A letter writer from Norwood thanks the letter writer who had written about the NAACP and its North Carolina chapter head, Kelly Alexander, finds that too many white people were encouraging the NAACP, leading to "a serious trouble for both races, with the Negroes losers." She indicates that if black people wanted better schools, they should work and cooperate with the white people and they would have those things. "Isn't there proof of that all around us? Haven't new Negro schools and residential sections been built in many sections?

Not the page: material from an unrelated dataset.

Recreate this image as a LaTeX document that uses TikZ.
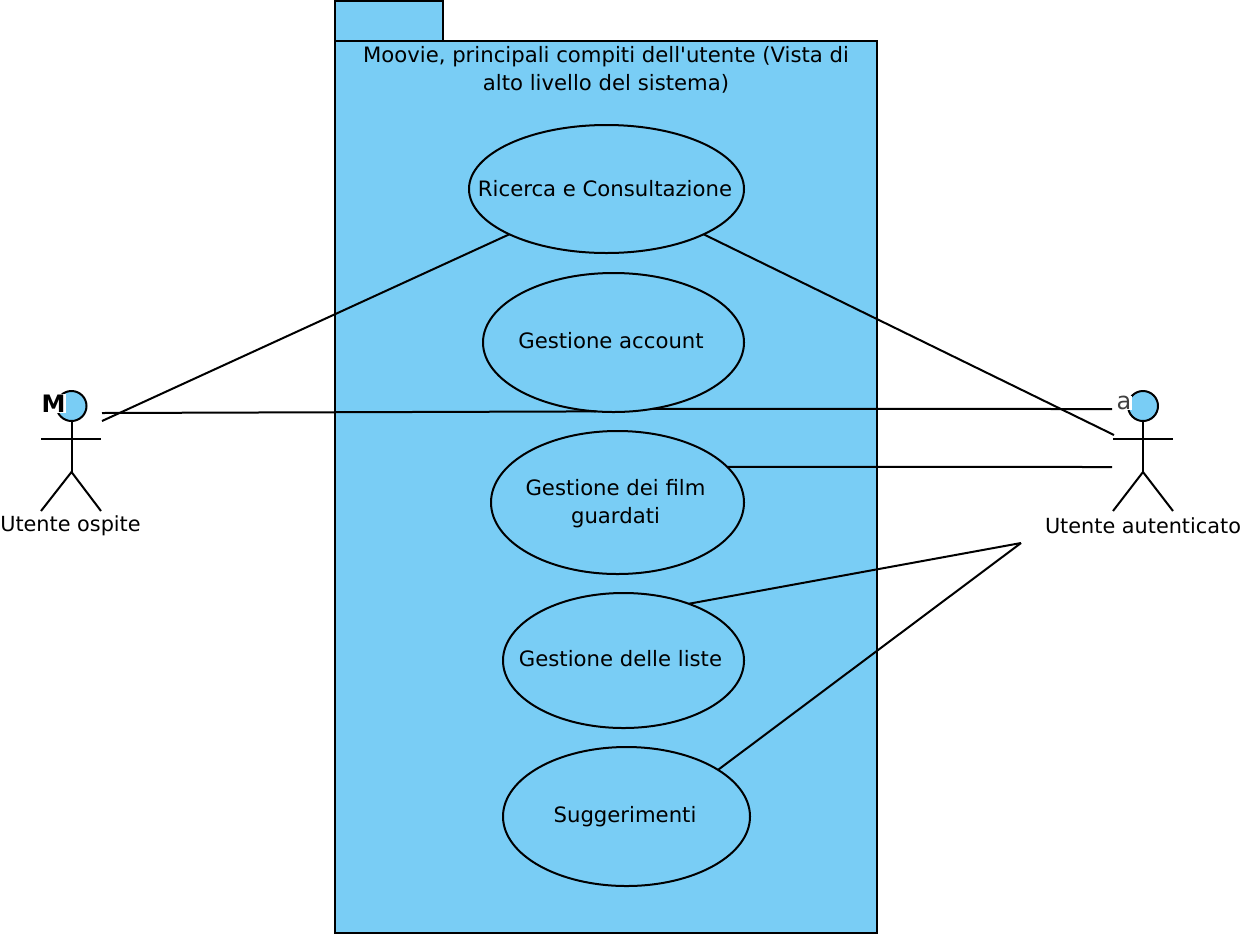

And more will be built in the near future, if the Negro will quiet down and cooperate with the white people and try being a good citizen instead of trouble maker." She wonders why "they want to mix with the white people when they're not wanted", finding it beyond her to understand, that she was not going anywhere she was not wanted.

A letter writer indicates that she had often been in stores or a place of business where the clerks hardly paid any attention to her, and had also been in places where the manager and clerks were so nice and kind to their customers that they always returned. She finds that kindness and courtesy was what counted in business, that if customers were treated nicely, they would return and help make a good business.